Tous les étrangers ne sont cependant pas destinés à subir les effets de la réglementation qui est alors élaborée. Nicole Fouché montre que l'effet de cette politique d'"étranglement [Ponty 1988]" des populations étrangères épargne les Américains vivant en France, qui, bénéficiant de leur puissance financière et du poids diplomatique des Usa, parviennent même à obtenir que des mesures dérogatoires soient prises en leur faveur. Il apparaît alors que la prise en charge par l'État des populations étrangères et immigréés se traduit par la multiplicaton des catégories de résidents et de travailleurs non autochtones.
La mise en place d'un dispositif réglementaire visant à assurer la sélection et l'affectation dans l'appareil productif des populations étrangères résidant en France apparaît donc inséparable d'une définition des catégories visées par celles-ci et donc d'une classification des populations étrangères.
Plusieurs intervenants ont étudié la mise en oeuvre de celle-ci dans le contexte des années trente, dominées par le souci de réduire les effectifs de la population étrangère. P. Rygiel, étudiant les conditions de délivrance de la carte d'identité de travailleur, pièce centrale du dispositif de contrôle de la main d'oeuvre étrangère, met en évidence l'écart entre la politique prônée par les services centraux des ministères et sa traduction sur le terrain.

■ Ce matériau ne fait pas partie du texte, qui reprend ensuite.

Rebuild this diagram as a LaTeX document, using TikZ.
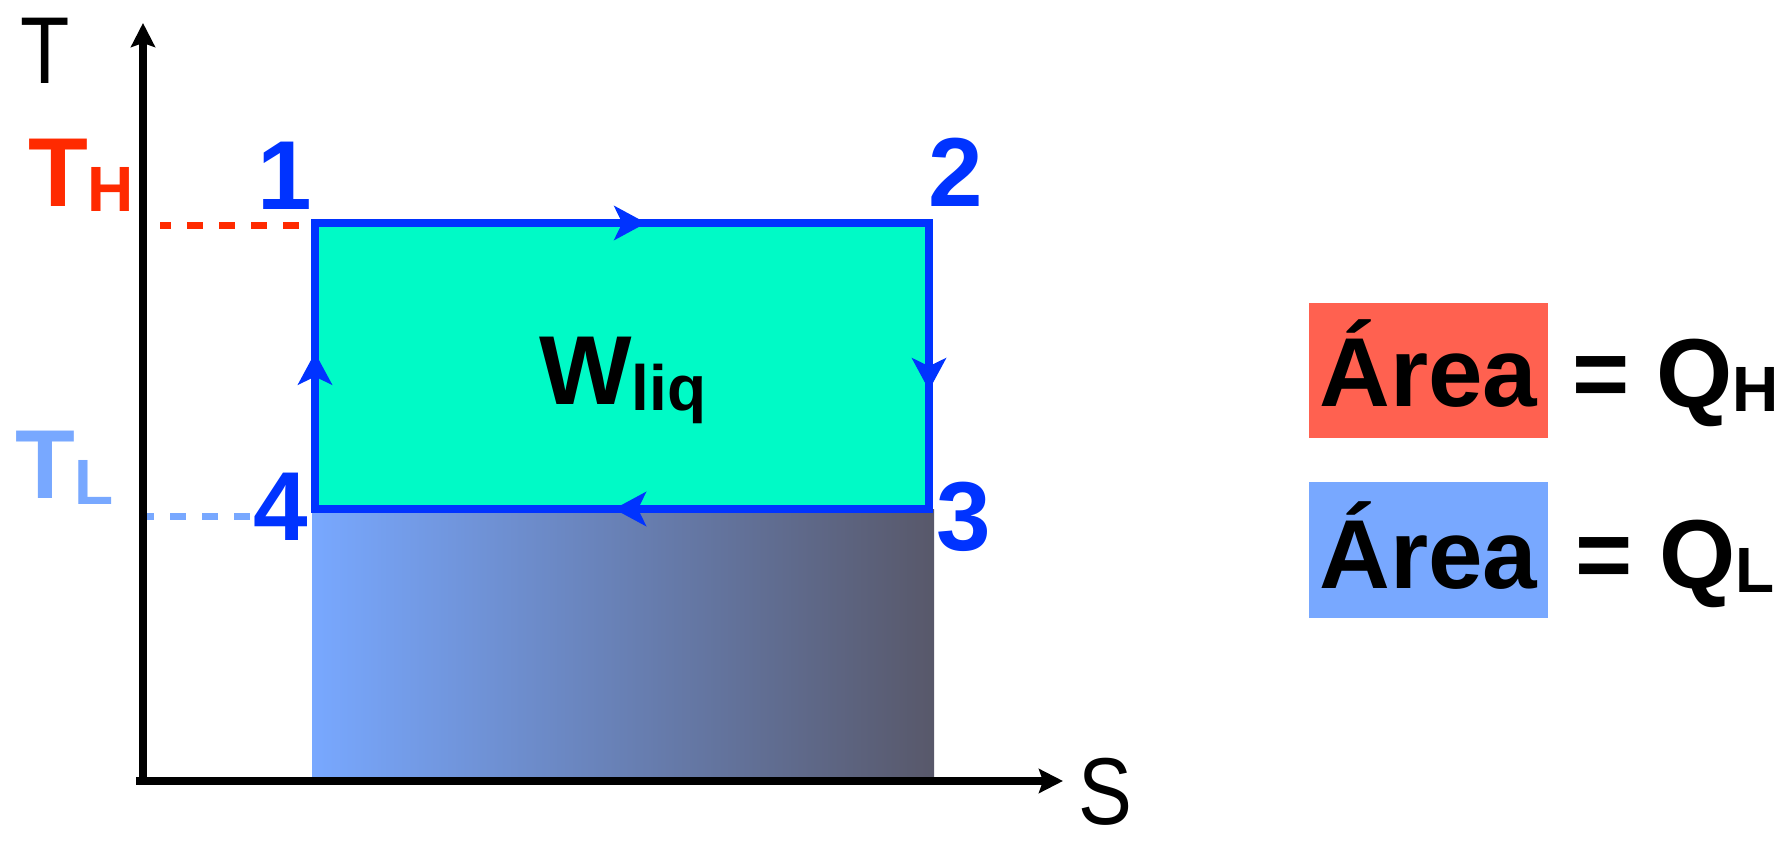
\documentclass[tikz,border=0pt]{standalone}
\usepackage{fontspec}
\setmainfont{Liberation Sans}
\usetikzlibrary{arrows.meta,decorations.markings}
\definecolor{cycblue}{HTML}{0033FF}
\definecolor{hotred}{HTML}{FF2A00}
\definecolor{coldblue}{HTML}{78A8FF}
\definecolor{workteal}{HTML}{00FAC6}
\definecolor{gradright}{HTML}{58586A}
\definecolor{boxred}{HTML}{FF6150}
\newcommand{\bigfs}{\fontsize{49pt}{49pt}\selectfont\bfseries}
\newcommand{\subfs}{\fontsize{32pt}{32pt}\selectfont\bfseries}
\newcommand{\axfs}{\fontsize{47.5pt}{47.5pt}\selectfont}
\begin{document}
\begin{tikzpicture}[x=0.5pt,y=-0.5pt,
  lbl/.style={inner sep=0pt, outer sep=0pt},
  axisline/.style={line width=4.4pt, -{Stealth[length=12pt,width=12pt,inset=2pt]}},
  cycleline/.style={draw=cycblue, line width=4pt, line join=miter},
  cyctip/.style={color=cycblue},
  hotdash/.style={line width=3.5pt, hotred, dash pattern=on 8pt off 8pt, dash phase=2.5pt},
  colddash/.style={line width=3.5pt, coldblue, dash pattern=on 8pt off 8pt, dash phase=4.5pt},
  numlbl/.style={lbl, anchor=base, text=cycblue},
  legbox/.style={inner sep=0pt, outer sep=0pt, minimum width=119.5pt, anchor=base}
]
\useasboundingbox (0,0) rectangle (1782,844);

% corners of the cycle
\coordinate (p1) at (315,223);
\coordinate (p2) at (929,223);
\coordinate (p3) at (929,509);
\coordinate (p4) at (315,509);

% Q_L area (gradient)
\shade[left color=coldblue, right color=gradright] (312,509) rectangle (934,777);
% work area
\fill[workteal] (p1) rectangle (p3);
% cycle with direction arrows
\draw[cycleline, cyctip, postaction={decorate}, decoration={markings,
   mark=at position 0.184 with {\arrow{Stealth[length=16pt,width=17pt,inset=4pt]}},
   mark=at position 0.434 with {\arrow{Stealth[length=16pt,width=17pt,inset=4pt]}},
   mark=at position 0.675 with {\arrow{Stealth[length=16pt,width=17pt,inset=4pt]}},
   mark=at position 0.928 with {\arrow{Stealth[length=16pt,width=17pt,inset=4pt]}}}]
   (p1) -- (p2) -- (p3) -- (p4) -- cycle;

% dashed level lines
\coordinate (thstart) at (160,226);
\coordinate (thend) at (300,226);
\coordinate (tlstart) at (147,516);
\coordinate (tlend) at (250,516);
\draw[hotdash] (thstart) -- (thend);
\draw[colddash] (tlstart) -- (tlend);

% axes
\coordinate (ybase) at (143,785);
\coordinate (ytip) at (143,23);
\coordinate (xbase) at (136,781);
\coordinate (xtip) at (1063,781);
\draw[axisline] (ybase) -- (ytip);
\draw[axisline] (xbase) -- (xtip);

% axis labels
\node[lbl, anchor=base west] (tlab) at (20,84) {\axfs\scalebox{0.85}[1]{T}};
\node[lbl, anchor=base west] (slab) at (1078,824) {\axfs\scalebox{0.85}[1]{S}};

% temperature labels
\node[lbl, anchor=base west, text=hotred] (TH) at (28,207) {\bigfs T\raisebox{-2.5pt}{\subfs H}};
\node[lbl, anchor=base west, text=coldblue] (TL) at (15,498) {\bigfs T\raisebox{-3pt}{\subfs L}};

% state numbers
\node[numlbl] (n1) at (285,210) {\bigfs 1};
\node[numlbl] (n2) at (956,207) {\bigfs 2};
\node[numlbl] (n3) at (964,550) {\bigfs 3};
\node[numlbl] (n4) at (281,540) {\bigfs 4};

% work label
\node[lbl, anchor=base west] (wlab) at (539,405) {\bigfs W\raisebox{-2.5pt}{\subfs liq}};

% legend
\node[legbox, fill=boxred, text height=52pt, text depth=15.5pt] (areaH) at (1428.5,407) {\bigfs Área};
\node[lbl, anchor=base west] (QH) at (1572,408) {\bigfs = Q\raisebox{-2pt}{\subfs H}};
\node[legbox, fill=coldblue, text height=53pt, text depth=15pt] (areaL) at (1428.5,588) {\bigfs Área};
\node[lbl, anchor=base west] (QL) at (1575,588) {\bigfs = Q\raisebox{-2pt}{\subfs L}};
\end{tikzpicture}
\end{document}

La médiation des services administratifs locaux, mais aussi l'intervention des acteurs sociaux (entrepreneurs, élus locaux, immigrés eux-mêmes) affectés par ces mesures infléchit, parfois sensiblement la politique édictée par les services centraux de l'État. Le refus de carte d'identité peut provoquer, sous certaines conditions, la prise d'une mesure de refoulement, procédure dont M. Keem (New-York Uni) décrit la mise en oeuvre dans le Loir et Cher.